EXERCISE 3 – One Arm Rowing.
Place the non-exercising hand on a bench or support so that the body is in a bent forward position. Grasp the dumbbell in the exercising hand and PULL up with all you have. As the dumbbell reaches shoulder height, TWIST the body to the side and make every effort to pull the weight HIGHER. This body twist is essential for it strengthens the external obliques and the lower sections of the erector spinae muscles. Change hands when you have completed the allotted number of repetitions. Start off with a weight you can comfortably handle for 3 sets of 8 reps and work up to 3 sets of 15 reps before increasing the weight.
EXERCISE 4 – Assisted Single Hand Deadlifts.
The purpose of this exercise is to get you accustomed to handling heavy weights in excess of your best one hand deadlift. Take a weight around 20-25 pounds UNDER your best one hand deadlift. Place it on two boxes or in a rack so that the bar is just below knee height. Grasp the bar with the exercising hand – say, the right, and then GRASP your right wrist with the left hand. Lift the weight off the boxes and relax the grip on the wrist WITHOUT letting go. Hold for a short count of two and lower and repeat. Make sure you have the bar well centered – that is, balanced so there is no swing from side-to-side. Start off with 3 sets of 3 reps and work up to 3 sets of 8 reps.
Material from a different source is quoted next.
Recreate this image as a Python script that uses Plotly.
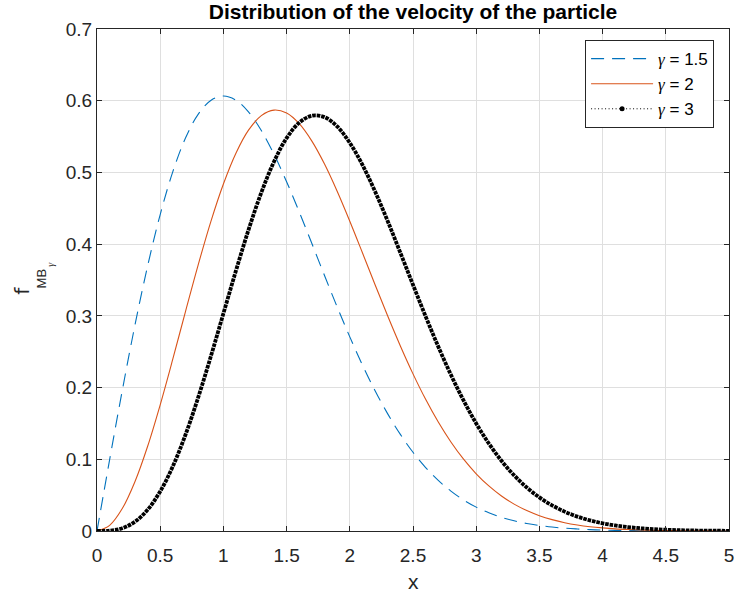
import plotly.graph_objects as go

# x positions (step 0.1 from 0 to 5)
x_vals = [0.0, 0.1, 0.2, 0.3, 0.4, 0.5, 0.6, 0.7, 0.8, 0.9,
          1.0, 1.1, 1.2, 1.3, 1.4, 1.5, 1.6, 1.7, 1.8, 1.9,
          2.0, 2.1, 2.2, 2.3, 2.4, 2.5, 2.6, 2.7, 2.8, 2.9,
          3.0, 3.1, 3.2, 3.3, 3.4, 3.5, 3.6, 3.7, 3.8, 3.9,
          4.0, 4.1, 4.2, 4.3, 4.4, 4.5, 4.6, 4.7, 4.8, 4.9, 5.0]

# gamma = 1.5 (blue dashed)
f_g15 = [0.0, 0.0995, 0.1960, 0.2868, 0.3692, 0.4412, 0.5012, 0.5479, 0.5809, 0.6003,
         0.6065, 0.6007, 0.5841, 0.5584, 0.5254, 0.4870, 0.4449, 0.4008, 0.3562, 0.3125,
         0.2707, 0.2315, 0.1956, 0.1633, 0.1347, 0.1098, 0.0885, 0.0705, 0.0556, 0.0433,
         0.0333, 0.0254, 0.0191, 0.0142, 0.0105, 0.0077, 0.0055, 0.0039, 0.0028, 0.0019,
         0.0013, 0.0009, 0.0006, 0.0004, 0.0003, 0.0002, 0.0001, 0.0001, 0.0, 0.0, 0.0]

# gamma = 2 (orange solid)
f_g2 = [0.0, 0.0079, 0.0313, 0.0687, 0.1178, 0.1760, 0.2399, 0.3060, 0.3708, 0.4311,
        0.4839, 0.5272, 0.5593, 0.5792, 0.5869, 0.5828, 0.5679, 0.5436, 0.5116, 0.4737,
        0.4319, 0.3879, 0.3434, 0.2997, 0.2580, 0.2191, 0.1836, 0.1519, 0.1241, 0.1001,
        0.0798, 0.0628, 0.0488, 0.0375, 0.0285, 0.0214, 0.0159, 0.0116, 0.0084, 0.0060,
        0.0043, 0.0030, 0.0021, 0.0014, 0.0010, 0.0006, 0.0004, 0.0003, 0.0002, 0.0001, 0.0001]

# gamma = 3 (black dotted)
f_g3 = [0.0, 0.0005, 0.0039, 0.0129, 0.0295, 0.0552, 0.0902, 0.1342, 0.1859, 0.2431,
        0.3033, 0.3634, 0.4206, 0.4719, 0.5149, 0.5479, 0.5694, 0.5791, 0.5771, 0.5641,
        0.5413, 0.5105, 0.4734, 0.4320, 0.3880, 0.3433, 0.2992, 0.2571, 0.2178, 0.1820,
        0.1500, 0.1220, 0.0979, 0.0776, 0.0607, 0.0469, 0.0358, 0.0270, 0.0201, 0.0148,
        0.0107, 0.0077, 0.0055, 0.0038, 0.0027, 0.0018, 0.0012, 0.0008, 0.0005, 0.0004, 0.0002]

series_names = ["<i><span style='font-family:Liberation Serif'>γ</span></i> = 1.5",
                "<i><span style='font-family:Liberation Serif'>γ</span></i> = 2",
                "<i><span style='font-family:Liberation Serif'>γ</span></i> = 3"]

x_ticks = [0, 0.5, 1, 1.5, 2, 2.5, 3, 3.5, 4, 4.5, 5]
x_tick_text = ["0", "0.5", "1", "1.5", "2", "2.5", "3", "3.5", "4", "4.5", "5"]
y_ticks = [0, 0.1, 0.2, 0.3, 0.4, 0.5, 0.6, 0.7]
y_tick_text = ["0", "0.1", "0.2", "0.3", "0.4", "0.5", "0.6", "0.7"]

BLUE = "#0072BD"
ORANGE = "#D95319"
AX = "#262626"
FONT = "Liberation Sans, Arial, Helvetica, sans-serif"

fig = go.Figure()

fig.add_trace(go.Scatter(
    x=x_vals, y=f_g15, mode="lines", name=series_names[0],
    line=dict(color=BLUE, width=1.1, dash="13px,8px", shape="spline"),
))
fig.add_trace(go.Scatter(
    x=x_vals, y=f_g2, mode="lines", name=series_names[1],
    line=dict(color=ORANGE, width=1.1, shape="spline"),
))
fig.add_trace(go.Scatter(
    x=x_vals, y=f_g3, mode="lines", name=series_names[2], showlegend=False,
    line=dict(color="black", width=3.8, dash="3.6px,0.9px", shape="spline"),
))
# legend entry for the dotted black series (dotted line with a point marker)
fig.add_trace(go.Scatter(
    x=[None], y=[None], mode="lines+markers", name=series_names[2],
    line=dict(color="black", width=1, dash="1px,2.5px"),
    marker=dict(color="black", size=5),
))

axis_common = dict(
    showline=True, linecolor=AX, linewidth=1, mirror="allticks",
    ticks="inside", ticklen=5, tickwidth=1, tickcolor=AX,
    showgrid=True, gridcolor="#dfdfdf", gridwidth=1,
    zeroline=False, ticklabeloverflow="allow",
    tickfont=dict(family=FONT, size=19, color=AX),
)

fig.update_xaxes(range=[0, 5], tickvals=x_ticks, ticktext=x_tick_text,
                 ticklabelstandoff=7, **axis_common)
fig.update_yaxes(range=[0, 0.7], tickvals=y_ticks, ticktext=y_tick_text, **axis_common)

fig.update_layout(
    width=737, height=593,
    margin=dict(l=97, r=3, t=29, b=62, pad=0),
    paper_bgcolor="white", plot_bgcolor="white",
    font=dict(family=FONT, color=AX),
    title=dict(text="<b>Distribution of the velocity of the particle</b>",
               x=0.5, xref="paper", xanchor="center",
               y=1 - 12 / 593, yref="container", yanchor="middle",
               font=dict(family=FONT, size=21, color="black")),
    showlegend=True,
    legend=dict(x=0.9764, xanchor="right", y=0.978, yanchor="top",
                bgcolor="white", bordercolor=AX, borderwidth=1,
                font=dict(family=FONT, size=17, color="black"),
                itemwidth=62, tracegroupgap=0),
    annotations=[
        dict(text="x", xref="paper", yref="paper", x=0.5, y=-0.101,
             xanchor="center", yanchor="middle", showarrow=False,
             font=dict(family=FONT, size=21, color=AX)),
        dict(text="f", xref="paper", yref="paper", x=-0.1193, y=0.478,
             xanchor="center", yanchor="middle", showarrow=False, textangle=-90,
             font=dict(family="DejaVu Sans, " + FONT, size=20, color=AX)),
        dict(text="MB", xref="paper", yref="paper", x=-0.0863, y=0.504,
             xanchor="center", yanchor="middle", showarrow=False, textangle=-90,
             font=dict(family=FONT, size=13, color=AX)),
        dict(text="<span style='font-family:Liberation Serif'><i>γ</i></span>",
             xref="paper", yref="paper", x=-0.073, y=0.532,
             xanchor="center", yanchor="middle", showarrow=False, textangle=-90,
             font=dict(family=FONT, size=10, color=AX)),
    ],
)

fig.write_html("out.html", config={"displayModeBar": False},
               post_script="document.body.style.margin='0';")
EXERCISE 5 – Single Handed High Pullups.
Here is another exercise designed to increase the power of the entire back. Take a weight on a bar which you can comfortably handle for 8 reps in the one arm dumbbell row. With the weight placed in front of you, grasp the bar in the center and stand erect at the same time pulling on the weight. Take the bar to CHIN height, the elbow should be pointed UP. Start off with 3 sets of 8 reps and work up to 3 sets of 15 reps before increasing the weight on the bar.